EXERCISE REQUIREMENTS :: All of the data should be output character for character, except the pictures.

COLLECTED MATERIAL ::
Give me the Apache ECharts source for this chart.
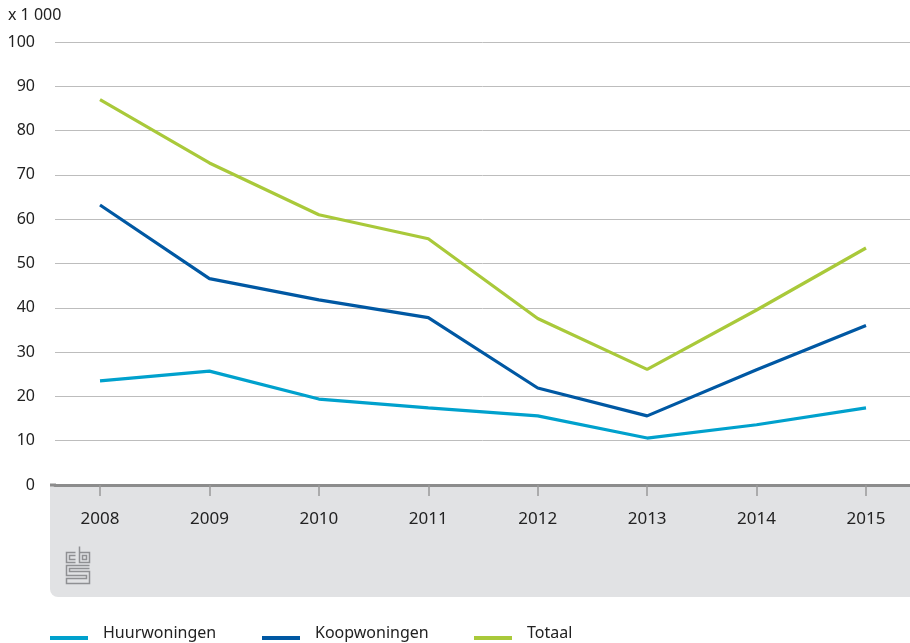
<!DOCTYPE html>
<html>
<head>
<meta charset="utf-8">
<script src="https://cdn.jsdelivr.net/npm/echarts@6/dist/echarts.min.js"></script>
<style>
html, body { margin: 0; padding: 0; background: #fff; }
#chart { width: 910px; height: 643px; }
</style>
</head>
<body>
<div id="chart"></div>
<script>
var years = ['2008', '2009', '2010', '2011', '2012', '2013', '2014', '2015'];
var huurwoningen = [23.5, 25.7, 19.4, 17.4, 15.6, 10.6, 13.6, 17.4];
var koopwoningen = [63.2, 46.6, 41.8, 37.8, 21.9, 15.6, 26.0, 36.0];
var totaal = [87.0, 72.7, 61.0, 55.6, 37.6, 26.1, 39.5, 53.5];
var seriesNames = ['Huurwoningen', 'Koopwoningen', 'Totaal'];
var seriesColors = ['#00a1cd', '#0058a3', '#a9c93a'];

var FONT = 'Noto Sans';
var chart = echarts.init(document.getElementById('chart'));

function lineSeries(idx, data) {
	return {
		name: seriesNames[idx],
		type: 'line',
		xAxisIndex: 1,
		yAxisIndex: 1,
		data: data,
		symbol: 'none',
		lineStyle: { width: 3.2, color: seriesColors[idx] },
		itemStyle: { color: seriesColors[idx] },
		z: 3
	};
}

// CBS logo, rough outline
var logoStroke = { stroke: '#8f9093', lineWidth: 1.5, fill: null };
var logo = {
	type: 'group',
	left: 64,
	top: 544,
	children: [
		{ type: 'polyline', shape: { points: [[10, 6], [1, 6], [1, 16], [10, 16]] }, style: logoStroke },
		{ type: 'polyline', shape: { points: [[10, 9], [4, 9], [4, 13], [10, 13]] }, style: logoStroke },
		{ type: 'polyline', shape: { points: [[14, 0], [14, 16], [24, 16], [24, 6], [14, 6]] }, style: logoStroke },
		{ type: 'rect', shape: { x: 17, y: 9, width: 4, height: 4 }, style: logoStroke },
		{ type: 'polyline', shape: { points: [[24, 19], [1, 19], [1, 29], [21, 29], [21, 32], [1, 32], [1, 37], [24, 37], [24, 25], [4, 25], [4, 22], [24, 22]] }, style: logoStroke }
	]
};

var option = {
	animation: false,
	textStyle: { fontFamily: FONT },
	graphic: [
		{
			type: 'rect',
			left: 50,
			top: 485,
			shape: { width: 860, height: 112, r: [0, 0, 0, 8] },
			style: { fill: '#e1e2e4' },
			z: -10
		},
		{
			type: 'rect',
			left: 50,
			top: 483.5,
			shape: { width: 6, height: 3 },
			style: { fill: '#8c8c8c' },
			z: 10
		},
		{
			type: 'text',
			left: 8,
			top: 7,
			style: { text: 'x 1 000', fill: '#222', font: '16px "Noto Sans"' }
		},
		logo
	],
	legend: {
		left: 50,
		top: 625,
		padding: 0,
		// bar sits in the lower part of the icon box, text stays a bit higher
		icon: 'path://M0,0 L0,0 M0,10 L38,10 L38,14 L0,14 Z',
		itemWidth: 38,
		itemHeight: 14,
		itemGap: 29,
		data: seriesNames,
		textStyle: { fontFamily: FONT, fontSize: 16, lineHeight: 14, color: '#222', width: 130, padding: [0, 0, 0, 10] }
	},
	grid: [
		{ left: 55, right: 0, top: 42, bottom: 158 },
		{ left: 100, right: 44, top: 42, bottom: 158 }
	],
	xAxis: [
		{
			gridIndex: 0,
			type: 'value',
			min: 0,
			max: 1,
			axisLine: { show: true, lineStyle: { color: '#8c8c8c', width: 3 } },
			axisTick: { show: false },
			axisLabel: { show: false },
			splitLine: { show: false }
		},
		{
			gridIndex: 1,
			type: 'category',
			data: years,
			boundaryGap: false,
			axisLine: { show: false },
			axisTick: { show: true, length: 11, lineStyle: { color: '#999', width: 1.5 } },
			axisLabel: { fontFamily: FONT, fontSize: 17, color: '#222', margin: 26 },
			splitLine: { show: false }
		}
	],
	yAxis: [
		{
			gridIndex: 0,
			type: 'value',
			min: 0,
			max: 100,
			interval: 10,
			axisLine: { show: false },
			axisTick: { show: false },
			axisLabel: { fontFamily: FONT, fontSize: 16, color: '#222', margin: 20 },
			splitLine: { lineStyle: { color: '#bdbdbd', width: 1 } }
		},
		{
			gridIndex: 1,
			type: 'value',
			min: 0,
			max: 100,
			interval: 10,
			show: false
		}
	],
	series: [
		lineSeries(0, huurwoningen),
		lineSeries(1, koopwoningen),
		lineSeries(2, totaal)
	]
};

chart.setOption(option);
</script>
</body>
</html>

TASK OUTPUT ::
Give me the Apache ECharts source for this chart.
<!DOCTYPE html>
<html>
<head>
<meta charset="utf-8">
<script src="https://cdn.jsdelivr.net/npm/echarts@6/dist/echarts.min.js"></script>
<style>
html, body { margin: 0; padding: 0; background: #fff; }
#chart { width: 910px; height: 643px; }
</style>
</head>
<body>
<div id="chart"></div>
<script>
var years = ['2008', '2009', '2010', '2011', '2012', '2013', '2014', '2015'];
var huurwoningen = [23.5, 25.7, 19.4, 17.4, 15.6, 10.6, 13.6, 17.4];
var koopwoningen = [63.2, 46.6, 41.8, 37.8, 21.9, 15.6, 26.0, 36.0];
var totaal = [87.0, 72.7, 61.0, 55.6, 37.6, 26.1, 39.5, 53.5];
var seriesNames = ['Huurwoningen', 'Koopwoningen', 'Totaal'];
var seriesColors = ['#00a1cd', '#0058a3', '#a9c93a'];

var FONT = 'Noto Sans';
var chart = echarts.init(document.getElementById('chart'));

function lineSeries(idx, data) {
	return {
		name: seriesNames[idx],
		type: 'line',
		xAxisIndex: 1,
		yAxisIndex: 1,
		data: data,
		symbol: 'none',
		lineStyle: { width: 3.2, color: seriesColors[idx] },
		itemStyle: { color: seriesColors[idx] },
		z: 3
	};
}

// CBS logo, rough outline
var logoStroke = { stroke: '#8f9093', lineWidth: 1.5, fill: null };
var logo = {
	type: 'group',
	left: 64,
	top: 544,
	children: [
		{ type: 'polyline', shape: { points: [[10, 6], [1, 6], [1, 16], [10, 16]] }, style: logoStroke },
		{ type: 'polyline', shape: { points: [[10, 9], [4, 9], [4, 13], [10, 13]] }, style: logoStroke },
		{ type: 'polyline', shape: { points: [[14, 0], [14, 16], [24, 16], [24, 6], [14, 6]] }, style: logoStroke },
		{ type: 'rect', shape: { x: 17, y: 9, width: 4, height: 4 }, style: logoStroke },
		{ type: 'polyline', shape: { points: [[24, 19], [1, 19], [1, 29], [21, 29], [21, 32], [1, 32], [1, 37], [24, 37], [24, 25], [4, 25], [4, 22], [24, 22]] }, style: logoStroke }
	]
};

var option = {
	animation: false,
	textStyle: { fontFamily: FONT },
	graphic: [
		{
			type: 'rect',
			left: 50,
			top: 485,
			shape: { width: 860, height: 112, r: [0, 0, 0, 8] },
			style: { fill: '#e1e2e4' },
			z: -10
		},
		{
			type: 'rect',
			left: 50,
			top: 483.5,
			shape: { width: 6, height: 3 },
			style: { fill: '#8c8c8c' },
			z: 10
		},
		{
			type: 'text',
			left: 8,
			top: 7,
			style: { text: 'x 1 000', fill: '#222', font: '16px "Noto Sans"' }
		},
		logo
	],
	legend: {
		left: 50,
		top: 625,
		padding: 0,
		// bar sits in the lower part of the icon box, text stays a bit higher
		icon: 'path://M0,0 L0,0 M0,10 L38,10 L38,14 L0,14 Z',
		itemWidth: 38,
		itemHeight: 14,
		itemGap: 29,
		data: seriesNames,
		textStyle: { fontFamily: FONT, fontSize: 16, lineHeight: 14, color: '#222', width: 130, padding: [0, 0, 0, 10] }
	},
	grid: [
		{ left: 55, right: 0, top: 42, bottom: 158 },
		{ left: 100, right: 44, top: 42, bottom: 158 }
	],
	xAxis: [
		{
			gridIndex: 0,
			type: 'value',
			min: 0,
			max: 1,
			axisLine: { show: true, lineStyle: { color: '#8c8c8c', width: 3 } },
			axisTick: { show: false },
			axisLabel: { show: false },
			splitLine: { show: false }
		},
		{
			gridIndex: 1,
			type: 'category',
			data: years,
			boundaryGap: false,
			axisLine: { show: false },
			axisTick: { show: true, length: 11, lineStyle: { color: '#999', width: 1.5 } },
			axisLabel: { fontFamily: FONT, fontSize: 17, color: '#222', margin: 26 },
			splitLine: { show: false }
		}
	],
	yAxis: [
		{
			gridIndex: 0,
			type: 'value',
			min: 0,
			max: 100,
			interval: 10,
			axisLine: { show: false },
			axisTick: { show: false },
			axisLabel: { fontFamily: FONT, fontSize: 16, color: '#222', margin: 20 },
			splitLine: { lineStyle: { color: '#bdbdbd', width: 1 } }
		},
		{
			gridIndex: 1,
			type: 'value',
			min: 0,
			max: 100,
			interval: 10,
			show: false
		}
	],
	series: [
		lineSeries(0, huurwoningen),
		lineSeries(1, koopwoningen),
		lineSeries(2, totaal)
	]
};

chart.setOption(option);
</script>
</body>
</html>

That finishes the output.